For a laptop to sit in the middle and get anything out of such a system would be practically impossible. And, if done right, defeating it once won't mean easy-sailing after that. Maybe an electron-microscope on an exposed chip might help ... but even then, I'm not sure it'd help enough.
And before real security experts jump on me, this is just something I thought up over the last ten minutes. If I were given a $50,000 consulting contract to design this, I'd spend far more than 10 minutes on it, and might find some of the kinks that are likely obvious to much more experienced people than I.
Re:Chip and Chip security... wait a second! (Score:4, Insightful)
Now imagine mistakenly using the PIN from your other card in a terminal which decides to pre-test with 2 random PINs.
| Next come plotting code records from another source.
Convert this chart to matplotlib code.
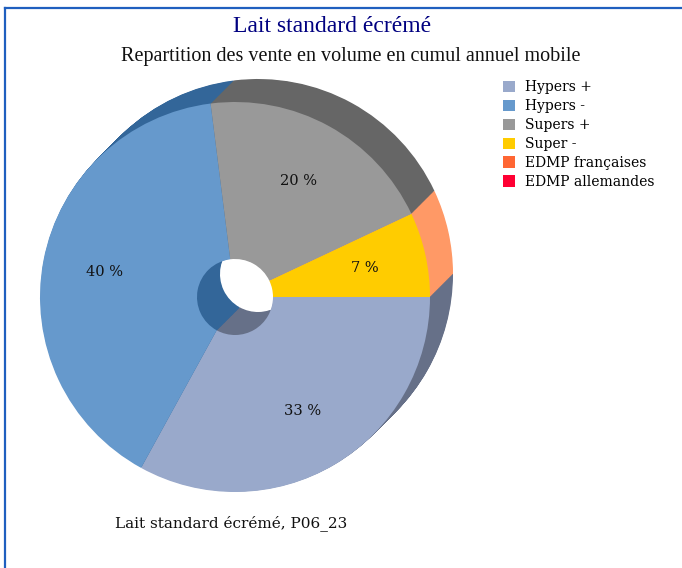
import numpy as np
import matplotlib
matplotlib.use('Agg')
import matplotlib.pyplot as plt
from matplotlib.patches import Patch
from matplotlib.lines import Line2D

# parts de marché en volume (CAM)
categories = ['Hypers +', 'Hypers -', 'Supers +', 'Super -', 'EDMP françaises', 'EDMP allemandes']
values = [33, 40, 20, 7, 0, 0]
face_colors = ['#99a9cb', '#6699cc', '#999999', '#ffcc00', '#ff6633', '#ff0033']
side_colors = ['#667088', '#336699', '#666666', '#ff9966', '#cc5533', '#cc0022']

W, H = 682, 568
fig = plt.figure(figsize=(W / 100, H / 100), dpi=100)
ax = fig.add_axes([0, 0, 1, 1])

cx, cy = 235, H - 297
R = 195
hole = 38
dx, dy = 23, 23

def fmt(pct):
    if pct < 0.5:
        return ''
    return '%d %%' % round(pct)

# épaisseur du camembert : on empile des couches décalées, de l'arrière vers l'avant
for t in np.linspace(1, 0, 40, endpoint=False):
    ax.pie(values, colors=side_colors, startangle=0, counterclock=False,
           radius=R, center=(cx + dx * t, cy + dy * t),
           wedgeprops=dict(width=R - hole, linewidth=0, antialiased=True))

wedges, texts, autotexts = ax.pie(values, colors=face_colors, startangle=0, counterclock=False,
                                  radius=R, center=(cx, cy), autopct=fmt, pctdistance=0.68,
                                  wedgeprops=dict(width=R - hole, linewidth=0),
                                  textprops=dict(family='DejaVu Serif', fontsize=10.5, color='#111111'))

ax.set_xlim(0, W)
ax.set_ylim(0, H)
ax.set_aspect('equal')
ax.axis('off')

fig.text(332 / W, 1 - 26 / H, 'Lait standard écrémé', ha='center', va='center',
         family='Liberation Serif', fontsize=17, color='#000080')
fig.text(351 / W, 1 - 57 / H, 'Repartition des vente en volume en cumul annuel mobile',
         ha='center', va='center', family='Liberation Serif', fontsize=14.5, color='#111111')
fig.text(115 / W, 1 - 523 / H, 'Lait standard écrémé, P06_23', ha='left', va='center',
         family='DejaVu Serif', fontsize=11, color='#111111')

handles = [Patch(facecolor=c, edgecolor='none') for c in face_colors]
fig.legend(handles, categories, loc='upper left', bbox_to_anchor=(490 / W, 1 - 68 / H),
           frameon=False, handlelength=0.9, handleheight=0.9, handletextpad=0.7,
           labelspacing=0.35, prop=dict(family='DejaVu Serif', size=10))

# cadre bleu
fig.add_artist(Line2D([5 / W, 1], [1 - 8 / H, 1 - 8 / H], color='#1f5fbf', lw=1.6))
fig.add_artist(Line2D([5 / W, 5 / W], [0, 1 - 8 / H], color='#1f5fbf', lw=1.6))

fig.savefig('out.png', dpi=100)
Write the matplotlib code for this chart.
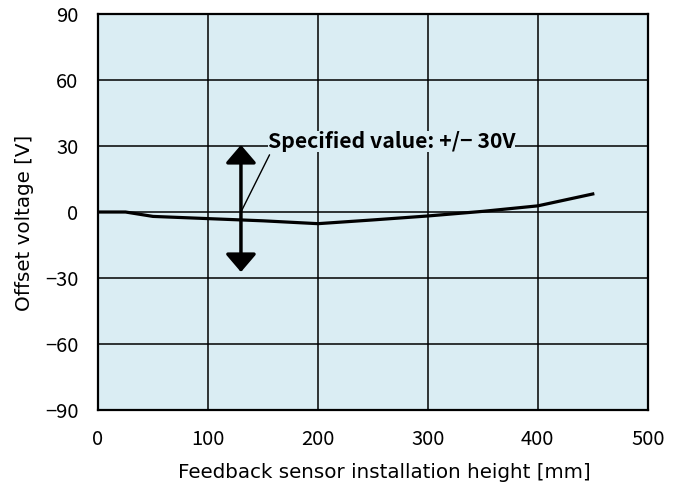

Regardless, even though this attack is not technically extremely complex, it isn't that easy to pull it of in practice. You need to steel a card, and use a fake cards with wires dangling from it in a shop. You also need to buy something which isn't registered to your name in any way, which is easy to convert to cash, valuable enough to make it worth the risk and effort and preferably sold somewhere without CCTV.
It sure isn't impossible, but it's probably easier to earn your illegal cash some other way.